Je trouve qu'il n'y a pas encore assez de boîtes.
Si le nombre en était doublé, le budget des travaux publics n'aurait à supporter qu'une dépense presque insensible, et l'on faciliterait les relations du public avec la poste ; en outre, on favoriserait les recettes du trésor, sans aucun doute.
Mais en réclamant cet avantage pour les agglomérations de population, je n'oublie pas les petits centres, même les villages, même les hameaux, où le manque de boîtes est presque absolu. Je ne sais pourquoi le gouvernement ne place qu'une seule boîte à lettres dans un rayon d'une ou de deux lieues. Maints villages de ma connaissance, qui ont une circonférence de 2 à 3 lieues, n'ont qu'une seule boîte à lettres. Quel inconvénient y aurait-il à en avoir deux ou trois ? Pourquoi ne pas placer une boîte à lettres dans tous les centres habités, là où il y a 200 à 300 hommes réunis ?
On m'a fait une objection et elle serait sérieuse, s'il n'y avait pas (page 143) moyen d'obvier à l'inconvénient qui m'a été signalé ; on m'a dit qu'il était impossible déplacer des boîtes à lettres dans les villages, où elles ne pourraient pas être surveillées. Cela est parfaitement vrai ; mais pourquoi ne placerait-on pas les boîtes dans les maisons, soit chez des personnes honorables où les bottes seraient aussi bien placées et avec autant de sûreté que dans les rues des villes, soit chez des fonctionnaires de l'Etat.
A Paris et dans d'autres grandes villes, le nombre des boites à lettres est triple, quadruple, même décuple de celui qui existe à Bruxelles.
Je voudrais donc étendre cette amélioration aux campagnes. Je puis donner à l'honorable ministre l'assurance qu'il faut faire parfois plus d'une lieue, non pas dans la Campine, mais dans les provinces les plus peuplées de la Belgique... (interruption), dans les Flandres, me dit l'honorable M. Rodenbach, j'ajoute moi, dans toutes les provinces, pour trouver le moyen de déposer une lettre. C'est un grand inconvénient.
Je tiens compte, je le répète, de l'objection qui m'a été faite ; c'est que les boîtes des villes ne peuvent pas être en sûreté dans les campagnes ; je le reconnais ; mais il n'y a aucune difficulté à établir les boites à lettres dans les maisons mêmes, par exemple, comme me le dit un honorable ami, dans toutes les écoles communales, dans celles des centres villageois, comme dans celles des hameaux ; là où il n'y a pas d'écoles, ou bien là où l'école serait trop rapprochée du bureau de poste déjà établi, on placerait les boîtes dans les maisons de fonctionnaires publics. Je suis persuadé que nul ne se refuserait à laisser établir une boîte à lettres dans sa maison. C'est un très grand avantage. M. le ministre des travaux publics n'aurait qu'à s'assurer de l'honnêteté de la personne.
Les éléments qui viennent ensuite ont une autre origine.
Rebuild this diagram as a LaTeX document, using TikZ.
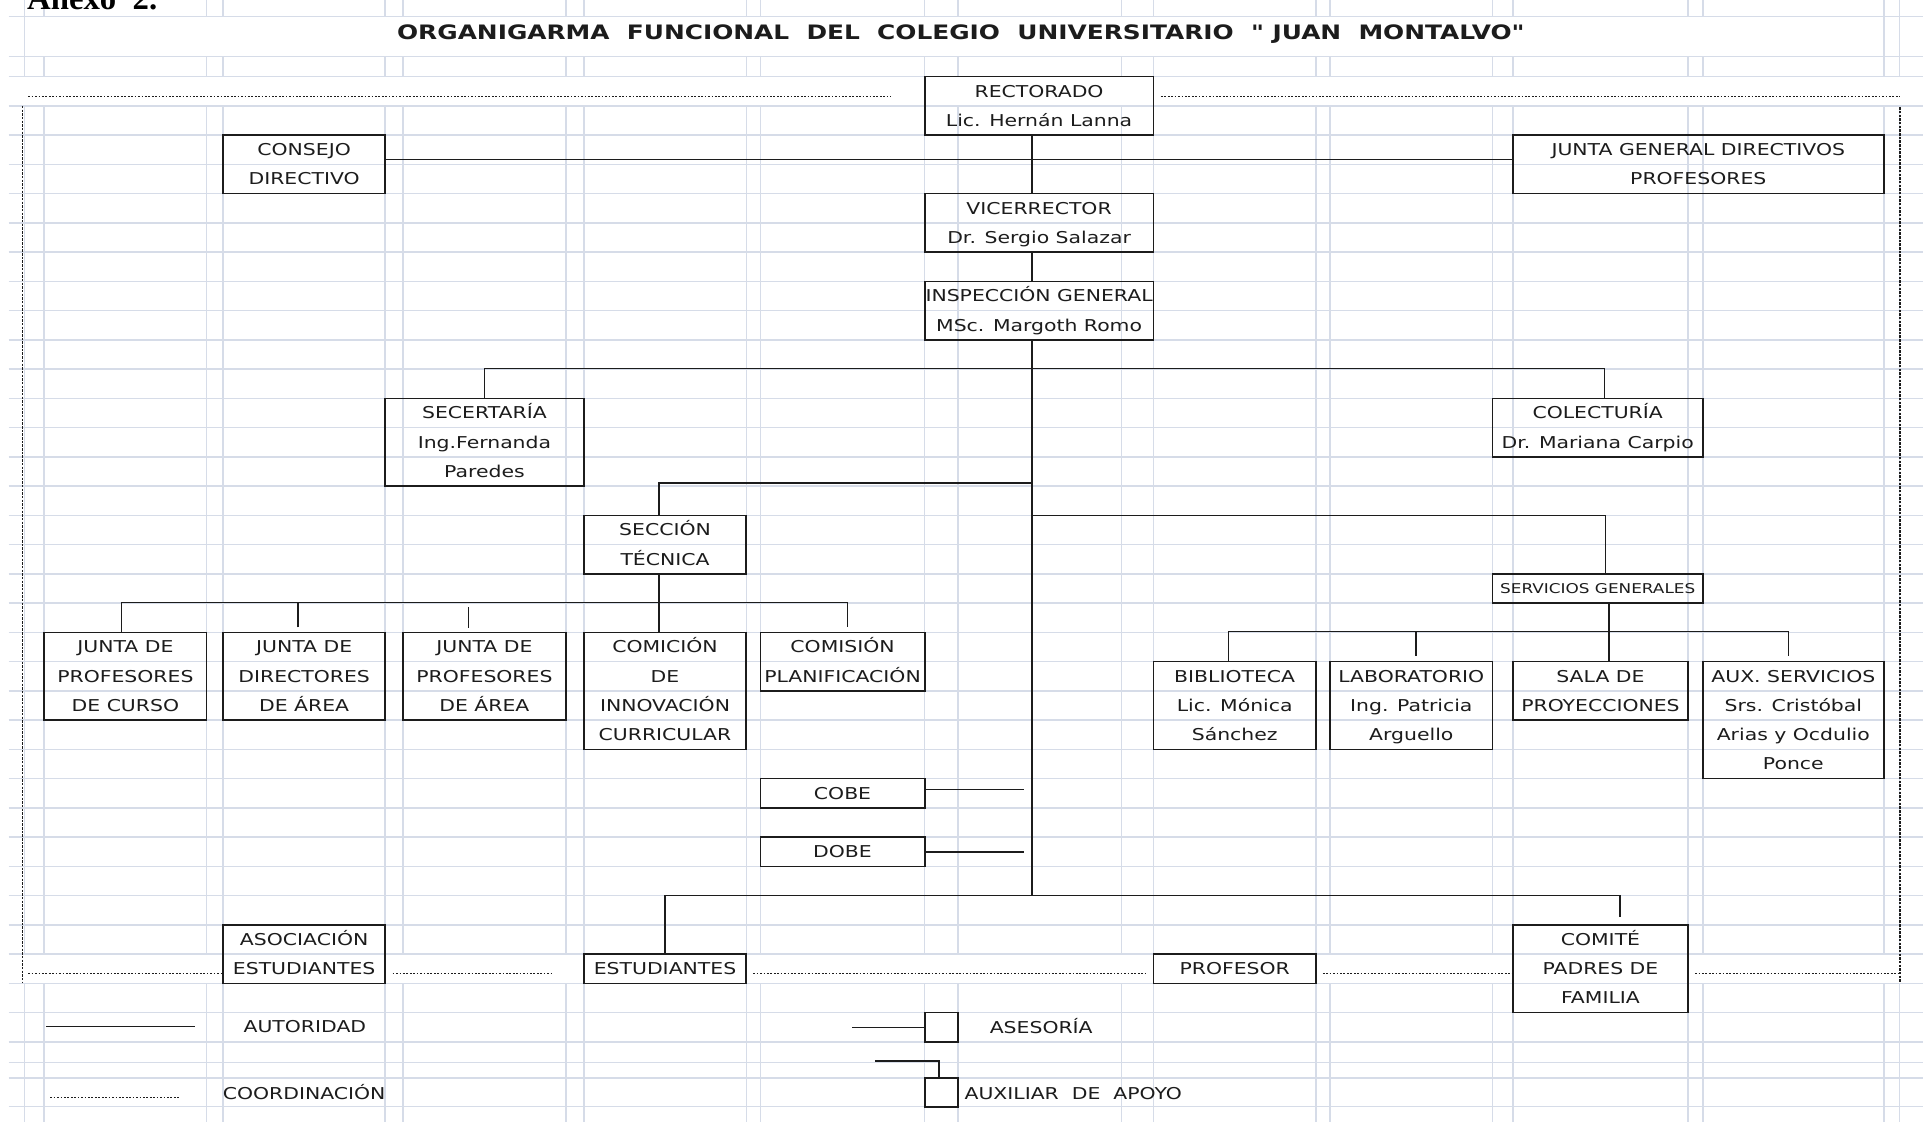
\documentclass[tikz,border=0pt]{standalone}
\usepackage{fontspec}
\setmainfont{DejaVu Sans}[FakeStretch=1.25]
\newfontfamily\titlefont{DejaVu Sans}[FakeStretch=1.25]
\newfontfamily\anexofont{Liberation Serif}
\definecolor{gridc}{HTML}{D6DCE8}
\definecolor{ink}{HTML}{1C1C1C}
\tikzset{
  gridline/.style={draw=gridc, line width=1.2pt},
  box/.style={draw=ink, line width=1.3pt, inner sep=0pt, align=center, font=\fontsize{13.3}{23.85}\selectfont, text=ink},
  one/.style={text height=9.7pt, text depth=0pt},
  two/.style={text height=33.55pt, text depth=0pt},
  three/.style={text height=57.4pt, text depth=0pt},
  four/.style={text height=81.25pt, text depth=0pt},
  conn/.style={draw=ink, line width=1.2pt},
  coordl/.style={draw=ink, line width=1pt, dash pattern=on 1.4pt off 1.4pt},
  coordv/.style={draw=ink, line width=1.3pt, dash pattern=on 2pt off 1pt},
  lbl/.style={inner sep=0pt, font=\fontsize{13.3}{16}\selectfont, text=ink, text height=9.7pt, text depth=0pt}
}
\newcommand\orgbox[7]{\node[box,#7,minimum width={(#4-#2)*1pt},minimum height={(#5-#3)*1pt}] (#1) at ({(#2+#4)/2},{(#3+#5)/2}) {#6};}
\begin{document}
\begin{tikzpicture}[x=1pt,y=-1pt]
\fill[white] (0,0) rectangle (1568,915);
\useasboundingbox (0,0) rectangle (1568,915);
% grid
\foreach \k in {0,...,33} \draw[gridline] (7,{62.5+23.85*\k}) -- (1568,{62.5+23.85*\k});
\foreach \yy in {13.5,46.2,866.5,878.8,902.4} \draw[gridline] (7,\yy) -- (1568,\yy);
\foreach \xx in {20,36,168.5,182,314,328.5,461.5,476,608.5,620,754,781,914.5,940.5,1073,1084.5,1217,1233.5,1376.5,1388.5,1536,1549} {
  \draw[gridline] (\xx,0) -- (\xx,13.5);
  \draw[gridline] (\xx,46.2) -- (\xx,62.5);
  \draw[gridline] (\xx,86.35) -- (\xx,778);
  \draw[gridline] (\xx,801.85) -- (\xx,915);
}
\foreach \xx in {20,1536,1549} \draw[gridline] (\xx,13.5) -- (\xx,46.2);
% titles
\node[anchor=base west, inner sep=0pt, font=\anexofont\bfseries\fontsize{26.7}{30}\selectfont] (anexo) at (22,8) {Anexo\ \ 2.};
\node[inner sep=0pt, font=\titlefont\fontsize{16.2}{18}\selectfont\bfseries, text=ink, text height=11.8pt, text depth=0pt] (title) at (783.5,26) {ORGANIGARMA\ \ FUNCIONAL\ \ DEL\ \ COLEGIO\ \ UNIVERSITARIO\ \ "\ JUAN\ \ MONTALVO"};
% boxes
\orgbox{rect}{754}{62.5}{940.5}{110.2}{RECTORADO\\Lic. Hernán Lanna}{two}
\orgbox{consejo}{182}{110.2}{314}{157.9}{CONSEJO\\DIRECTIVO}{two}
\orgbox{jgen}{1233.5}{110.2}{1536}{157.9}{JUNTA GENERAL DIRECTIVOS\\PROFESORES}{two}
\orgbox{vice}{754}{157.9}{940.5}{205.6}{VICERRECTOR\\Dr. Sergio Salazar}{two}
\orgbox{insp}{754}{229.45}{940.5}{277.15}{INSPECCIÓN GENERAL\\MSc. Margoth Romo}{two}
\orgbox{secr}{314}{324.85}{476}{396.4}{SECERTARÍA\\Ing.Fernanda\\Paredes}{three}
\orgbox{colect}{1217}{324.85}{1388.5}{372.55}{COLECTURÍA\\Dr. Mariana Carpio}{two}
\orgbox{secc}{476}{420.25}{608.5}{467.95}{SECCIÓN\\TÉCNICA}{two}
\orgbox{j1}{36}{515.65}{168.5}{587.2}{JUNTA DE\\PROFESORES\\DE CURSO}{three}
\orgbox{j2}{182}{515.65}{314}{587.2}{JUNTA DE\\DIRECTORES\\DE ÁREA}{three}
\orgbox{j3}{328.5}{515.65}{461.5}{587.2}{JUNTA DE\\PROFESORES\\DE ÁREA}{three}
\orgbox{comic}{476}{515.65}{608.5}{611.05}{COMICIÓN\\DE\\INNOVACIÓN\\CURRICULAR}{four}
\orgbox{comis}{620}{515.65}{754}{563.35}{COMISIÓN\\PLANIFICACIÓN}{two}
\orgbox{serv}{1217}{467.95}{1388.5}{491.8}{\fontsize{11}{13}\selectfont SERVICIOS GENERALES}{text height=8pt,text depth=0pt}
\orgbox{bibl}{940.5}{539.5}{1073}{611.05}{BIBLIOTECA\\Lic. Mónica\\Sánchez}{three}
\orgbox{lab}{1084.5}{539.5}{1217}{611.05}{LABORATORIO\\Ing. Patricia\\Arguello}{three}
\orgbox{sala}{1233.5}{539.5}{1376.5}{587.2}{SALA DE\\PROYECCIONES}{two}
\orgbox{aux}{1388.5}{539.5}{1536}{634.9}{AUX. SERVICIOS\\Srs. Cristóbal\\Arias y Ocdulio\\Ponce}{four}
\orgbox{cobe}{620}{634.9}{754}{658.75}{COBE}{one}
\orgbox{dobe}{620}{682.6}{754}{706.45}{DOBE}{one}
\orgbox{asoc}{182}{754.15}{314}{801.85}{ASOCIACIÓN\\ESTUDIANTES}{two}
\orgbox{estud}{476}{778}{608.5}{801.85}{ESTUDIANTES}{one}
\orgbox{prof}{940.5}{778}{1073}{801.85}{PROFESOR}{one}
\orgbox{comite}{1233.5}{754.15}{1376.5}{825.7}{COMITÉ\\PADRES DE\\FAMILIA}{three}
\orgbox{sqa}{754}{825.7}{781}{849.55}{}{one}
\orgbox{sqb}{754}{878.8}{781}{902.4}{}{one}
% coordination frame
\coordinate (ftl) at (23,79);
\coordinate (ftr) at (1549,79);
\draw[coordl] (ftl) -- ([xshift=-27pt]rect.west |- ftl);
\draw[coordl] ([xshift=5.5pt]rect.east |- ftl) -- (ftr);
\coordinate (fvl1) at (18.5,86.4);
\coordinate (fvl2) at (18.5,800.5);
\coordinate (fvr1) at (1549,87.5);
\coordinate (fvr2) at (1549,800.5);
\draw[coordv] (fvl1) -- (fvl2);
\draw[coordv] (fvr1) -- (fvr2);
\coordinate (fbl) at (23,793.5);
\coordinate (fbr) at (1549,793.5);
\draw[coordl] (fbl) -- (asoc.west |- fbl);
\draw[coordl] ([xshift=5.5pt]asoc.east |- fbl) -- ([xshift=-25pt]estud.west |- fbl);
\draw[coordl] ([xshift=5pt]estud.east |- fbl) -- ([xshift=-6pt]prof.west |- fbl);
\draw[coordl] ([xshift=5pt]prof.east |- fbl) -- (comite.west |- fbl);
\draw[coordl] ([xshift=5pt]comite.east |- fbl) -- (fbr);
% connectors
\coordinate (tx) at (841.5,0);
\coordinate (tend) at (841.5,730.3);
\coordinate (tsec) at (841.5,394);
\coordinate (tsv) at (841.5,420.25);
\draw[conn] (rect.south -| tx) -- (vice.north -| tx);
\draw[conn] (vice.south -| tx) -- (insp.north -| tx);
\draw[conn] (insp.south -| tx) -- (tend);
\draw[conn] ([yshift=4pt]consejo.east) -- ([yshift=4pt]jgen.west);
\draw[conn] (secr.north) -- ++(0,-23.85) -| ([xshift=5.5pt]colect.north);
\draw[conn] (tsec) -| ([xshift=-5pt]secc.north);
\draw[conn] ([xshift=-5pt]secc.south) -- ([xshift=-5pt]comic.north);
\draw[conn] ([xshift=-3pt]j1.north) -- ++(0,-23.85) -| ([xshift=4pt,yshift=3.5pt]comis.north);
\draw[conn] ([xshift=-5pt,yshift=3.5pt]j2.north) -- ++(0,-20.35);
\draw[conn] ([xshift=-13pt,yshift=3pt]j3.north) -- ++(0,-17);
\draw[conn] (tsv) -| ([xshift=6.25pt]serv.north);
\draw[conn] ([xshift=7pt]sala.north) -- ([xshift=7pt]sala.north |- serv.south);
\draw[conn] ([xshift=-5pt]bibl.north) -- ++(0,-23.85) -| ([xshift=-4pt,yshift=4pt]aux.north);
\draw[conn] ([xshift=4pt,yshift=4pt]lab.north) -- ++(0,-19.85);
\coordinate (cobeend) at ([xshift=80pt,yshift=3pt]cobe.east);
\coordinate (dobeend) at ([xshift=80pt]dobe.east);
\draw[conn] ([yshift=3pt]cobe.east) -- (cobeend);
\draw[conn] (dobe.east) -- (dobeend);
\draw[conn] (estud.north) |- (tend) -| ([xshift=16pt,yshift=5.5pt]comite.north);
% legend
\coordinate (la1) at (37.5,837);
\coordinate (la2) at (158.8,837);
\draw[conn] (la1) -- (la2);
\node[lbl] (lautor) at (248.6,837) {AUTORIDAD};
\coordinate (lc1) at (41,894.6);
\coordinate (lc2) at (147,894.6);
\draw[coordl] (lc1) -- (lc2);
\node[lbl] (lcoord) at (248,891.4) {COORDINACIÓN};
\coordinate (lasend) at ([xshift=-58.5pt]sqa.west);
\draw[conn] (sqa.west) -- (lasend);
\node[lbl] (lases) at (849,838) {ASESORÍA};
\coordinate (lauxend) at ([xshift=-54pt,yshift=13.1pt]sqb.north);
\draw[conn] ([xshift=-2pt]sqb.north) -- ++(0,-13.1) -- (lauxend);
\node[lbl, anchor=west] (laux) at (786.3,891.5) {AUXILIAR\ \ DE\ \ APOYO};
\end{tikzpicture}
\end{document}
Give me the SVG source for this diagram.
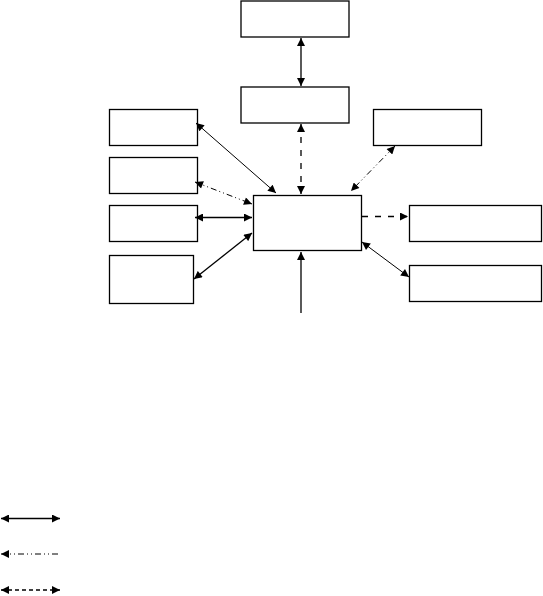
<svg xmlns="http://www.w3.org/2000/svg" width="543" height="596" viewBox="0 0 543 596">
<style>
.box{fill:#fff;stroke:#000;stroke-width:1.3}
.c{fill:none;stroke:#000;stroke-width:1}
.solid{stroke-width:1.3}
.dash{stroke-dasharray:6 7;stroke-width:1.3}
.dd{stroke-dasharray:6 3 1 3 1 3}
</style>
<defs>
<marker id="ah" viewBox="0 0 10 10" refX="10" refY="5" markerWidth="9" markerHeight="8" markerUnits="userSpaceOnUse" orient="auto-start-reverse">
<path d="M0,0 L10,5 L0,10 z" fill="#000"/>
</marker>
</defs>
<g id="n-top"><rect class="box" x="241" y="1" width="108" height="36"/></g>
<g id="n-second"><rect class="box" x="241" y="87" width="108" height="36"/></g>
<g id="n-left1"><rect class="box" x="109.5" y="109.5" width="88" height="36"/></g>
<g id="n-left2"><rect class="box" x="109.5" y="157.5" width="88" height="36"/></g>
<g id="n-left3"><rect class="box" x="109.5" y="205.5" width="88" height="36"/></g>
<g id="n-left4"><rect class="box" x="109.5" y="255.5" width="84" height="48"/></g>
<g id="n-center"><rect class="box" x="253.5" y="195.5" width="108" height="55"/></g>
<g id="n-right1"><rect class="box" x="373.5" y="109.5" width="108" height="36"/></g>
<g id="n-right2"><rect class="box" x="409.5" y="205.5" width="132" height="36"/></g>
<g id="n-right3"><rect class="box" x="409.5" y="265.5" width="132" height="36"/></g>
<g id="connectors">
<line class="c solid" x1="301" y1="38" x2="301" y2="86" marker-start="url(#ah)" marker-end="url(#ah)"/>
<line class="c dash" x1="301" y1="124" x2="301" y2="194" marker-start="url(#ah)" marker-end="url(#ah)"/>
<line class="c" x1="196" y1="123" x2="276" y2="193" marker-start="url(#ah)" marker-end="url(#ah)"/>
<line class="c dd" x1="195" y1="182" x2="252" y2="204" marker-start="url(#ah)" marker-end="url(#ah)"/>
<line class="c solid" x1="195" y1="217.5" x2="252" y2="217.5" marker-start="url(#ah)" marker-end="url(#ah)"/>
<line class="c solid" x1="194" y1="279" x2="252" y2="233" marker-start="url(#ah)" marker-end="url(#ah)"/>
<line class="c solid" x1="301" y1="313" x2="301" y2="252" marker-end="url(#ah)"/>
<line class="c dd" x1="395" y1="146" x2="351" y2="191" marker-start="url(#ah)" marker-end="url(#ah)"/>
<line class="c dash" x1="362" y1="216.5" x2="408" y2="216.5" marker-end="url(#ah)"/>
<line class="c" x1="362" y1="242" x2="409" y2="277" marker-start="url(#ah)" marker-end="url(#ah)"/>
<line class="c solid" x1="1" y1="518.5" x2="60" y2="518.5" marker-start="url(#ah)" marker-end="url(#ah)"/>
<line class="c dd" x1="1" y1="554" x2="61" y2="554" marker-start="url(#ah)"/>
<line class="c dash" x1="1" y1="590" x2="60" y2="590" style="stroke-dasharray:4 3" marker-start="url(#ah)" marker-end="url(#ah)"/>
</g>
</svg>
M. de Theuxµ. - Messieurs, l'idée mise en avant par l'honorable M. Coomans me paraît pouvoir être réalisée avec facilité dans toutes les localités un peu peuplées où le facteur rural est obligé de passer ; si l'on y plaçait une boîte à lettres, le facteur s'arrêterait un instant pour prendre les lettres qui y seraient déposées, il n'y aurait donc là pour lui ni surcroît de parcours, ni perte de temps.
- La suite de la discussion est remise à mardi à deux heures.
La séance est levée à quatre heures.